> [TASK OBJECTIVE]: Quote the data exactly, first line to the line containing "const labelNudge = [[5, 1], [-38, 13], [-54, -11]];", with no pictures.
# RECORDED DATA start
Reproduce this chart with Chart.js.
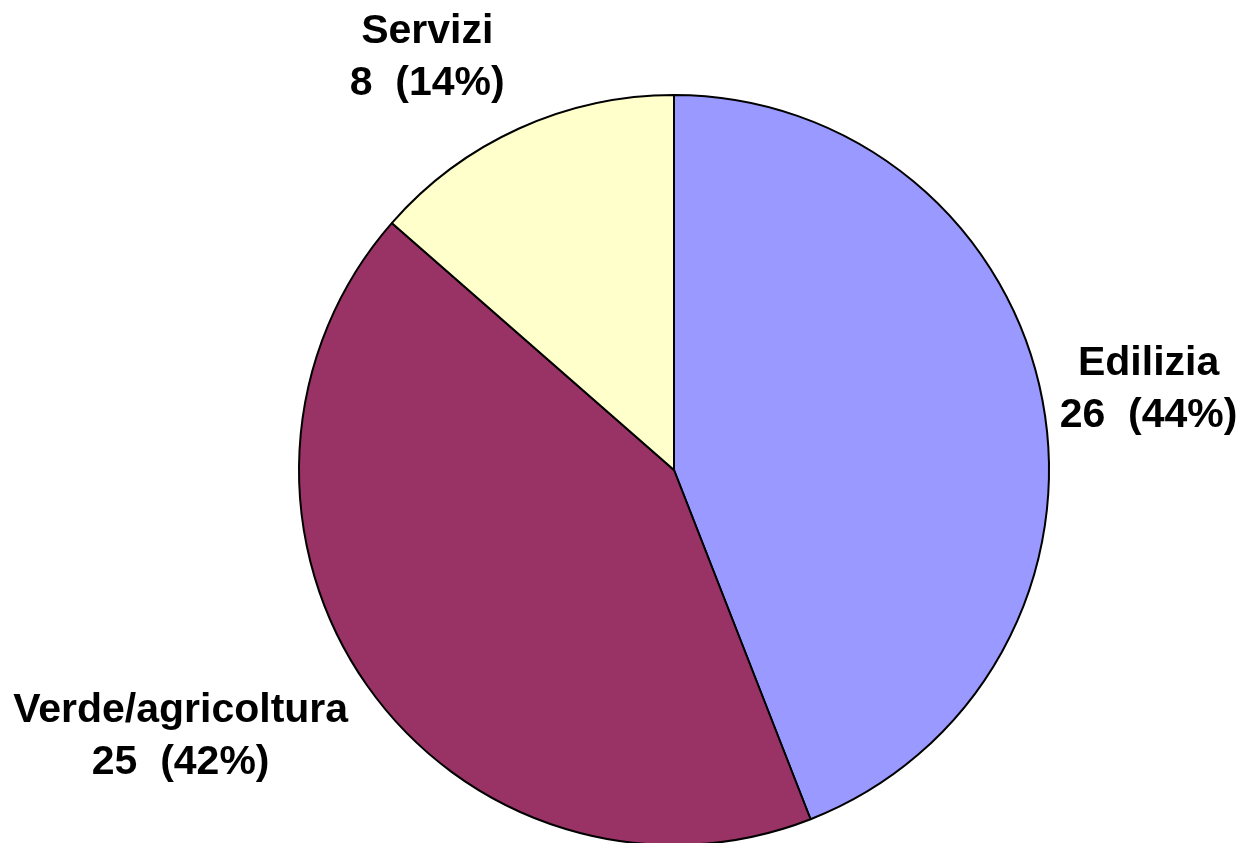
<!DOCTYPE html>
<html><head><meta charset="utf-8">
<script src="https://cdn.jsdelivr.net/npm/chart.js@4/dist/chart.umd.min.js"></script>
<style>
html,body{margin:0;padding:0;background:#fff;overflow:hidden;}
#wrap{position:relative;width:1253px;height:850px;}
</style></head>
<body><div id="wrap"><canvas id="c"></canvas></div>
<script>
const categories = ["Edilizia", "Verde/agricoltura", "Servizi"];
const values = [26, 25, 8];
const percents = ["44%", "42%", "14%"];
const colors = ["#9999FF", "#993366", "#FFFFCC"];

// small per-label placement nudges (px), styling only
const labelNudge = [[5, 1], [-38, 13], [-54, -11]];

const labelFont = 'bold 41px "Liberation Sans", Arial, sans-serif';
const labelPlugin = {
  id: 'outLabels',
  afterDatasetsDraw(chart) {
    const ctx = chart.ctx;
    const meta = chart.getDatasetMeta(0);
    ctx.save();
    ctx.font = labelFont;
    ctx.fillStyle = '#000';
    ctx.textAlign = 'center';
    ctx.textBaseline = 'middle';
    const lineH = 52, gap = 14;
    meta.data.forEach((arc, i) => {
      const p = arc.getProps(['x','y','startAngle','endAngle','outerRadius'], true);
      const mid = (p.startAngle + p.endAngle) / 2;
      const lines = [categories[i], values[i] + '  (' + percents[i] + ')'];
      const w = Math.max(...lines.map(t => ctx.measureText(t).width));
      const h = lineH * lines.length;
      const cx = p.x + Math.cos(mid) * (p.outerRadius + gap) + Math.cos(mid) * w / 2 + labelNudge[i][0];
      const cy = p.y + Math.sin(mid) * (p.outerRadius + gap) + Math.sin(mid) * h / 2 + labelNudge[i][1];
      lines.forEach((t, k) => {
        ctx.fillText(t, cx, cy - h / 2 + lineH / 2 + k * lineH);
      });
    });
    ctx.restore();
  }
};

new Chart(document.getElementById('c'), {
  type: 'pie',
  data: {
    labels: categories,
    datasets: [{
      data: values,
      backgroundColor: colors,
      borderColor: '#000',
      borderWidth: 2
    }]
  },
  options: {
    responsive: true,
    maintainAspectRatio: false,
    animation: false,
    layout: { padding: { top: 94, bottom: 4, left: 298, right: 203 } },
    plugins: { legend: { display: false }, tooltip: { enabled: false } }
  },
  plugins: [labelPlugin]
});
</script></body></html>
# RECORDED DATA end
> [EXERCISE RESPONSE]:
Reproduce this chart with Chart.js.
<!DOCTYPE html>
<html><head><meta charset="utf-8">
<script src="https://cdn.jsdelivr.net/npm/chart.js@4/dist/chart.umd.min.js"></script>
<style>
html,body{margin:0;padding:0;background:#fff;overflow:hidden;}
#wrap{position:relative;width:1253px;height:850px;}
</style></head>
<body><div id="wrap"><canvas id="c"></canvas></div>
<script>
const categories = ["Edilizia", "Verde/agricoltura", "Servizi"];
const values = [26, 25, 8];
const percents = ["44%", "42%", "14%"];
const colors = ["#9999FF", "#993366", "#FFFFCC"];

// small per-label placement nudges (px), styling only
const labelNudge = [[5, 1], [-38, 13], [-54, -11]];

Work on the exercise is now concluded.